The One Investment Rule That Will Never Lead You Astray

When Bejamin Graham talked about stock market valuations, he often relied on trailing metrics like the P/E ratios over the past ten, fifteen, twenty year timeframe to determine whether a company was appropriately valued or not. You may wonder why this would be advisable, given that it is the growth of the business and the dividends paid out after you make your initial purchase that matters—not what the trailing metrics indicate.

What Graham understood was this: Using trailing P/E ratios rather than forward forecasts forces the investor to incorporate a margin of safety whether he likes it or not. It is a great way to guard yourself against undue optimism that sets the stage for disappointment. In his supplement to the shareholder letter this weekend, Charlie Munger explained one of Berkshire’s methodological advantages in this way: “It never had the equivalent of a ‘department of acquisitions’ under pressure to buy. And it never relied on advice from ‘helpers’ sure to be prejudiced in favor of transactions. And Buffett held self-delusion at bay as he underclaimed expertise while he knew better than most corporate executives what worked and what didn’t in business, aided by his long experience as a passive investor. And, finally, even when Berkshire was getting much better opportunities than most others, Buffett often displayed almost inhuman patience and seldom bought.”

Most people do not have this kind of patience. That is okay—dollar-cost averaging will give you results that mirror the growth of the business you select over the long run in most cases, and as Benjamin Graham points out, you get to collect dividend, rents, and interest during that period of overvaluation so that you could end up with better returns than would otherwise be the case if you had to wait for a couple years before receiving the opportunity to buy. Buying a great company at an overvalued price won’t set you back in life—the real concern is for the people that have been sitting on the sidelines, recently re-entered the market, and then sell whenever stocks tumble to fair valuation and then down to undervaluation. That is what you want to avoid.

But still, Munger’s advice in this weekend’s letter reminded me of Graham’s advice that you can never screw up if you take the company’s profits over the past ten years and refuse to pay above the average P/E ratio of the stock at that time. It is a nearly foolproof strategy that will protect you against buying high. The only thing I’ve been able to concoct that has similar overwhelming probabilities of success is this: Only buy companies that have been raising dividends for 20 years, been growing profits on average north of 5% for the past ten, and exist outside the technology and banking sectors. Those controls make it hard to screw up, especially if you apply that rigor to every investment selection you make.

Is it foolproof? No. You need to recognize what a rule like that does. It doesn’t lead you to all the great investments necessarily, it prevents you from making bad ones. For instance, Lockheed Martin is currently in the midst of one of its golden eras that will likely make many of its long-term holders respectably rich if they set aside a decent amount of capital, reinvest the dividends, and then look under the rock to see what shows up in fifteen years.

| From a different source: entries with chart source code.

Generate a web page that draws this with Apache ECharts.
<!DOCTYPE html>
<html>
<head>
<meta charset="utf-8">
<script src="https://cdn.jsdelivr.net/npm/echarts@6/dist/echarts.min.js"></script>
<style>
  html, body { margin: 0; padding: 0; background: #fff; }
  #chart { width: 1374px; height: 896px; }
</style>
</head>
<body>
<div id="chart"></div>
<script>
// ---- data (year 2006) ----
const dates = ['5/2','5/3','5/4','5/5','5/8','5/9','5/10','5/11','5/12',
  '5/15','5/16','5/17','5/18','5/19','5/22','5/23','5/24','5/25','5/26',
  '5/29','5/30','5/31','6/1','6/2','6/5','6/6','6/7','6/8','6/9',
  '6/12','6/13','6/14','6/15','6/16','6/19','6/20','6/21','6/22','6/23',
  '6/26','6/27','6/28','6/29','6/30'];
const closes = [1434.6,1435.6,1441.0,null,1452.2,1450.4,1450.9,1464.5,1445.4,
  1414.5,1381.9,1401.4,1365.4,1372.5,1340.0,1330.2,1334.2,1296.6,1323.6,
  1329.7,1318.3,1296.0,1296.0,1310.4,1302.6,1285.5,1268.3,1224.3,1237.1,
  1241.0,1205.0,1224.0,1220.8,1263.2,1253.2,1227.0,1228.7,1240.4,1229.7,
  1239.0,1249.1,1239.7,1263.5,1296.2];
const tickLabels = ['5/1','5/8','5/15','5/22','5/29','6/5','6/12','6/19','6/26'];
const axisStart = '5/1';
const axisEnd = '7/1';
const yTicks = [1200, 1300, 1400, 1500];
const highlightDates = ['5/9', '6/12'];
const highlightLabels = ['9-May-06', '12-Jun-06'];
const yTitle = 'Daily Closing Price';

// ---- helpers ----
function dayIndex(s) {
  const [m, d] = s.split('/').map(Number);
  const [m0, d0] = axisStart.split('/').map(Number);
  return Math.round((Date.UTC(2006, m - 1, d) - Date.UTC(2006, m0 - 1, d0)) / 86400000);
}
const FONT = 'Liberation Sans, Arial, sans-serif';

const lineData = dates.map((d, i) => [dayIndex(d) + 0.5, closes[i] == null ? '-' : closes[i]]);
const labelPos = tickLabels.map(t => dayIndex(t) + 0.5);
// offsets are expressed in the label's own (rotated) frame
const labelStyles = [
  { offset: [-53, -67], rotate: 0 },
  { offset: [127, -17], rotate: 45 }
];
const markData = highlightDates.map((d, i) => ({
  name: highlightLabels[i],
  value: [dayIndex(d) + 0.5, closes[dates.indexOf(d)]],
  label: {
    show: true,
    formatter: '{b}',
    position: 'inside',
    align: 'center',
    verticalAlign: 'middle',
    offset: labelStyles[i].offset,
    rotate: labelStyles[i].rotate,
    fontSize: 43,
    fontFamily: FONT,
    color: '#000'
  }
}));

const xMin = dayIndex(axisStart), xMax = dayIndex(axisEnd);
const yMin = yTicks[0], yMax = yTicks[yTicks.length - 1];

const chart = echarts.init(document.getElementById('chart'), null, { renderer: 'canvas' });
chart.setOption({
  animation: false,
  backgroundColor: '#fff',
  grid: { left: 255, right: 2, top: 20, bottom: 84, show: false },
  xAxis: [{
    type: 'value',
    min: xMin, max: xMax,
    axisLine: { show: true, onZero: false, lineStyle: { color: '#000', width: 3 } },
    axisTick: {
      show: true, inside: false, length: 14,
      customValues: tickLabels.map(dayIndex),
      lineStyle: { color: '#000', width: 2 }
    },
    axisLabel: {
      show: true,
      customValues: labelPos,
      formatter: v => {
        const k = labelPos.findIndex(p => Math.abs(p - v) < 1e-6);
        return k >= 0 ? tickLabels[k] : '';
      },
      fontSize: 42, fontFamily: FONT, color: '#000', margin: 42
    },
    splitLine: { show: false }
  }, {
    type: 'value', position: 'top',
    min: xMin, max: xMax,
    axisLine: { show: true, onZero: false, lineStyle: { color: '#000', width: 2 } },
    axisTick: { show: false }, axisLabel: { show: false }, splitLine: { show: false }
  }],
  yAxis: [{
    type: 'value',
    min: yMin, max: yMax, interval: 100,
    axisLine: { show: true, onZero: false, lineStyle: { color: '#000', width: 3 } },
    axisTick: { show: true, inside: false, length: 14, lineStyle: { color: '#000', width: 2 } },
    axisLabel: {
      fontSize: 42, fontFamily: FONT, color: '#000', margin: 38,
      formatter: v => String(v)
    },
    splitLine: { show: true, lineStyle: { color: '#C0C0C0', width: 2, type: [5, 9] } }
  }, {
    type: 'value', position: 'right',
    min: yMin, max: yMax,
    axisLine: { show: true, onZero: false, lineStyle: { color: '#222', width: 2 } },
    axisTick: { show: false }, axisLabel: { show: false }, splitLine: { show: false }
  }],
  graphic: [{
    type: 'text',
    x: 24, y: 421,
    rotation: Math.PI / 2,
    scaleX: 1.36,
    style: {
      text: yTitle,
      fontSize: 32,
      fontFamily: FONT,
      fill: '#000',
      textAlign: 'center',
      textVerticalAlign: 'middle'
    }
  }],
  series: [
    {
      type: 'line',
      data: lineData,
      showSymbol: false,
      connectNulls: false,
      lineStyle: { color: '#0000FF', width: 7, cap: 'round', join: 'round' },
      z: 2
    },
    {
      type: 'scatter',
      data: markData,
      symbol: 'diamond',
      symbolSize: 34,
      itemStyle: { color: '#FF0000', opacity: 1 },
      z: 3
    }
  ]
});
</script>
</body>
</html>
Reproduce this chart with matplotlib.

If you applied the Graham test, you would arrive at an artificially low price because Lockheed Martin got cheap during the financial crisis and then stayed cheap in the years immediately following because the U.S. government sequester had a threat of budget cuts to the military that put a lid on the company’s valuation. Applying these kinds of disciplined rules would prevent you from making a sound investment in something like Lockheed Martin.

The point of me writing this post is to get you thinking: What are you doing that makes you disciplined with your investing today? There are a lot of little fictions you can set up to help you out—Buffett has spoken before about the twenty punchcards, and yesterday I was talking about the John Wooden paraphrase where you prentended that there were only a few companies that you would be allowed to commit to for the rest of your life. There’s a lot of overpriced trash out there right now. While the stock prices are high, you should take the opportunity to make sure your portfolio contains the quality you desire and perform a check to see if anything is selling at 30% above what you think would be a reasonable buy-in price for the stock. You want to do these kinds of checks now—not after a 35% decline.

 

Originally posted 2015-03-02 00:12:33.